One by-product of the lack of bite in committees is that civil servants now barely conceal their scorn for the quality of MPs' questions in committee. Relations between Parliament and the public service are, by accounts on both sides, horrible. "There is not a rebel among them," sniffs one deputy minister of the MPs. "Do they really all think if they play the game they are going to be cabinet ministers one day?"

Barring an unlikely collapse in the polls, there seems little likelihood of Parliament reasserting its authority. Chrétien's mentor, Mitchell Sharp, once noted, "Everybody complains about the power of a prime minister until they get the keys to the place. Then they don't want any checks on their power either." A Chrétien minister, while agreeing that power is highly concentrated, argues that Chrétien's government should only be judged by its results. "We are not fundamentalists, we don't have an ideological view of the country," says the minister. "The Liberal party is a broad coalition and that alone acts as a check on how far we can go."

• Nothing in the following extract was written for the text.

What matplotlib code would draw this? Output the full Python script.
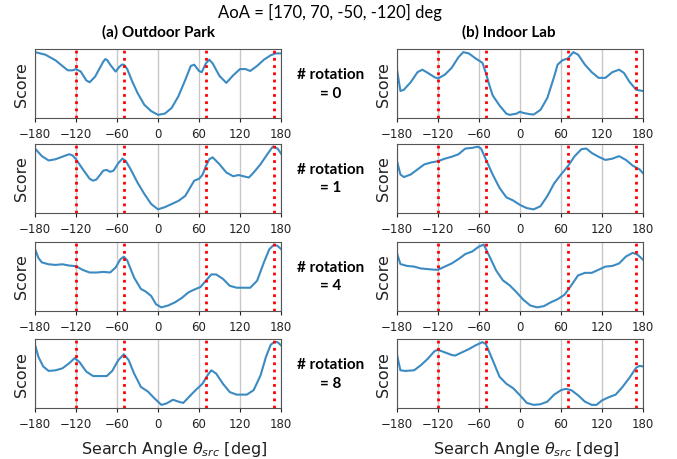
import matplotlib
matplotlib.use("Agg")
import matplotlib.pyplot as plt
import numpy as np

# ---------------- data ----------------
aoa = [170, 70, -50, -120]
rotations = [0, 1, 4, 8]
col_titles = ["(a) Outdoor Park", "(b) Indoor Lab"]
xticks = [-180, -120, -60, 0, 60, 120, 180]

park_r0_x = [-180, -165, -150, -140, -132, -125, -120, -113, -105, -100, -92, -85, -80, -77, -74, -70, -62, -57, -53, -50, -45, -38, -30, -20, -10, 0, 10, 20, 30, 40, 48, 53, 60, 64, 70, 75, 80, 90, 100, 110, 120, 128, 135, 145, 155, 165, 172, 180]
park_r0_y = [1.0, 0.96, 0.87, 0.78, 0.71, 0.71, 0.73, 0.69, 0.55, 0.52, 0.61, 0.75, 0.85, 0.89, 0.87, 0.80, 0.69, 0.76, 0.80, 0.80, 0.73, 0.54, 0.35, 0.16, 0.06, 0.0, 0.02, 0.11, 0.30, 0.56, 0.78, 0.80, 0.70, 0.68, 0.82, 0.88, 0.82, 0.62, 0.51, 0.63, 0.73, 0.73, 0.70, 0.78, 0.88, 0.95, 0.98, 0.98]

lab_r0_x = [-180, -175, -170, -160, -150, -143, -135, -125, -120, -110, -100, -90, -83, -75, -65, -55, -50, -45, -40, -30, -20, -15, -5, 0, 5, 15, 20, 30, 40, 50, 55, 62, 70, 78, 85, 95, 105, 115, 125, 135, 145, 152, 160, 170, 180]
lab_r0_y = [0.72, 0.38, 0.40, 0.52, 0.68, 0.72, 0.67, 0.60, 0.58, 0.64, 0.75, 0.92, 1.0, 0.98, 0.90, 0.83, 0.67, 0.48, 0.31, 0.15, 0.02, 0.0, 0.02, 0.05, 0.03, 0.01, 0.005, 0.08, 0.27, 0.61, 0.80, 0.87, 0.90, 1.0, 0.96, 0.80, 0.68, 0.59, 0.59, 0.68, 0.72, 0.67, 0.53, 0.40, 0.38]

park_r1_x = [-180, -170, -160, -150, -140, -130, -125, -120, -110, -100, -95, -90, -80, -75, -70, -65, -58, -52, -47, -40, -30, -20, -10, 0, 10, 20, 30, 40, 47, 53, 60, 65, 70, 75, 80, 90, 100, 110, 118, 125, 133, 140, 150, 160, 168, 175, 180]
park_r1_y = [0.97, 0.85, 0.78, 0.80, 0.84, 0.88, 0.86, 0.80, 0.64, 0.49, 0.46, 0.48, 0.62, 0.63, 0.60, 0.62, 0.74, 0.81, 0.77, 0.64, 0.43, 0.25, 0.09, 0.005, 0.04, 0.09, 0.14, 0.22, 0.35, 0.46, 0.49, 0.55, 0.69, 0.80, 0.83, 0.72, 0.59, 0.53, 0.55, 0.53, 0.51, 0.59, 0.72, 0.88, 1.0, 0.97, 0.89]

lab_r1_x = [-180, -175, -170, -160, -150, -140, -130, -120, -110, -100, -90, -80, -70, -62, -57, -50, -40, -30, -20, -10, 0, 10, 20, 30, 40, 50, 60, 70, 80, 90, 97, 105, 115, 125, 135, 145, 155, 165, 175, 180]
lab_r1_y = [0.76, 0.55, 0.51, 0.55, 0.63, 0.71, 0.74, 0.76, 0.80, 0.83, 0.87, 0.96, 0.97, 0.99, 0.96, 0.79, 0.55, 0.34, 0.19, 0.14, 0.07, 0.02, 0.0, 0.05, 0.21, 0.41, 0.55, 0.68, 0.84, 0.95, 0.96, 0.89, 0.83, 0.78, 0.80, 0.84, 0.78, 0.69, 0.63, 0.57]

park_r4_x = [-180, -175, -170, -160, -150, -140, -130, -120, -110, -100, -90, -80, -70, -62, -55, -50, -45, -35, -25, -18, -10, -3, 5, 15, 25, 35, 45, 55, 62, 70, 78, 85, 95, 105, 115, 125, 135, 145, 155, 163, 170, 175, 180]
park_r4_y = [0.92, 0.78, 0.71, 0.68, 0.67, 0.68, 0.66, 0.65, 0.59, 0.55, 0.55, 0.56, 0.55, 0.63, 0.76, 0.80, 0.74, 0.47, 0.29, 0.25, 0.18, 0.05, 0.0, 0.03, 0.08, 0.15, 0.24, 0.29, 0.32, 0.42, 0.52, 0.52, 0.45, 0.34, 0.31, 0.31, 0.31, 0.42, 0.71, 0.92, 0.99, 0.97, 0.92]

lab_r4_x = [-180, -175, -165, -155, -145, -135, -125, -120, -110, -100, -90, -80, -70, -60, -53, -45, -35, -25, -15, -5, 5, 15, 25, 35, 45, 55, 65, 75, 85, 95, 105, 115, 125, 135, 145, 155, 165, 172, 180]
lab_r4_y = [0.86, 0.69, 0.66, 0.65, 0.62, 0.61, 0.60, 0.60, 0.65, 0.70, 0.77, 0.85, 0.89, 0.97, 1.0, 0.82, 0.59, 0.43, 0.35, 0.24, 0.12, 0.03, 0.0, 0.02, 0.08, 0.13, 0.20, 0.35, 0.51, 0.55, 0.55, 0.60, 0.65, 0.66, 0.70, 0.81, 0.87, 0.84, 0.76]

park_r8_x = [-180, -175, -168, -160, -150, -140, -130, -122, -115, -105, -95, -85, -75, -67, -58, -50, -43, -35, -25, -15, -5, 5, 12, 22, 30, 37, 45, 55, 65, 73, 78, 85, 95, 105, 115, 130, 140, 150, 158, 165, 170, 175, 180]
park_r8_y = [0.95, 0.76, 0.61, 0.54, 0.55, 0.58, 0.66, 0.74, 0.68, 0.53, 0.46, 0.46, 0.46, 0.54, 0.71, 0.80, 0.71, 0.50, 0.29, 0.22, 0.11, 0.01, 0.03, 0.09, 0.06, 0.04, 0.13, 0.24, 0.34, 0.48, 0.55, 0.50, 0.34, 0.21, 0.17, 0.17, 0.24, 0.47, 0.76, 0.95, 0.99, 0.99, 0.94]

lab_r8_x = [-180, -175, -168, -155, -145, -135, -125, -120, -110, -100, -95, -85, -75, -65, -55, -50, -40, -30, -20, -10, 0, 10, 20, 30, 40, 50, 60, 67, 75, 85, 95, 105, 112, 120, 130, 140, 150, 160, 170, 175, 180]
lab_r8_y = [0.79, 0.55, 0.54, 0.55, 0.63, 0.73, 0.85, 0.87, 0.83, 0.79, 0.78, 0.83, 0.88, 0.94, 0.99, 0.96, 0.71, 0.45, 0.34, 0.27, 0.16, 0.04, 0.01, 0.02, 0.06, 0.17, 0.24, 0.26, 0.24, 0.16, 0.06, 0.01, 0.01, 0.08, 0.13, 0.17, 0.29, 0.43, 0.59, 0.62, 0.61]

park_x = [park_r0_x, park_r1_x, park_r4_x, park_r8_x]
park_y = [park_r0_y, park_r1_y, park_r4_y, park_r8_y]
lab_x = [lab_r0_x, lab_r1_x, lab_r4_x, lab_r8_x]
lab_y = [lab_r0_y, lab_r1_y, lab_r4_y, lab_r8_y]

# ---------------- layout ----------------
W, H = 677, 460
fig = plt.figure(figsize=(W / 100, H / 100), dpi=100)

col_left_px = [35, 397]
col_w_px = 246
row_top_px = [50, 144.5, 242.5, 340]
row_h_px = 69
xlabel_xpos = [0.565, 0.525]

label_font = ["Lato", "DejaVu Sans"]

for r in range(4):
    for c in range(2):
        left = col_left_px[c] / W
        bottom = 1 - (row_top_px[r] + row_h_px) / H
        ax = fig.add_axes([left, bottom, col_w_px / W, row_h_px / H])
        xs = park_x[r] if c == 0 else lab_x[r]
        ys = park_y[r] if c == 0 else lab_y[r]
        for t in xticks:
            ax.axvline(t, color="#c8c8c8", lw=1.0, zorder=0)
        ax.plot(xs, ys, color="#3b8bc2", lw=1.5, zorder=2)
        for a in aoa:
            ax.axvline(a, color="red", ls=(0, (1, 1.6)), lw=2.0, zorder=3)
        ax.set_xlim(-180, 180)
        ax.set_xticks(xticks)
        ax.set_yticks([])
        ax.tick_params(axis="x", labelsize=8.5, length=3, colors="#222222")
        ax.set_ylabel("Score", fontsize=11.5, labelpad=4, color="#222222")
        for s in ax.spines.values():
            s.set_color("#555555")
        if r == 3:
            ax.set_xlabel(r"Search Angle $\theta_{src}$ [deg]", fontsize=11.5, color="#222222")
            ax.xaxis.set_label_coords(xlabel_xpos[c], -0.45)

# titles
fig.text(330 / W, 1 - 12 / H, "AoA = [170, 70, -50, -120] deg", ha="center", va="center",
         fontsize=12, family=label_font)
fig.text(159 / W, 1 - 32 / H, col_titles[0], ha="center", va="center",
         fontsize=11, fontweight="bold", family=label_font)
fig.text(509 / W, 1 - 32 / H, col_titles[1], ha="center", va="center",
         fontsize=11, fontweight="bold", family=label_font)

for r, n in enumerate(rotations):
    yc = row_top_px[r] + row_h_px / 2
    fig.text(331 / W, 1 - yc / H, "# rotation\n= %d" % n, ha="center", va="center",
             fontsize=11, fontweight="bold", family=label_font, linespacing=1.45)

fig.savefig("out.png", dpi=100)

Whether that is sufficient comfort to most Canadians remains an open question. Chrétien rose to the top because of his legendary perseverance, but also because Canadians trust him, and perhaps see a bit of themselves in his style. He is, as a longtime Montreal associate noted, "a fine man, and he is honest, and we need those attributes in public life." But recent weeks have seen a pile-up of incidents that have the potential to chip that image: the actuary's firing; the stubborn defence of a solicitor general caught discussing police matters to a friend on a plane; and Chrétien's unflagging determination to silence any opinions that do not purr along with his own. Viewed individually, none may be the stuff on which governments fall. But together, they might have the cumulative weight to change the way Canadians regard a politician they thought they already knew.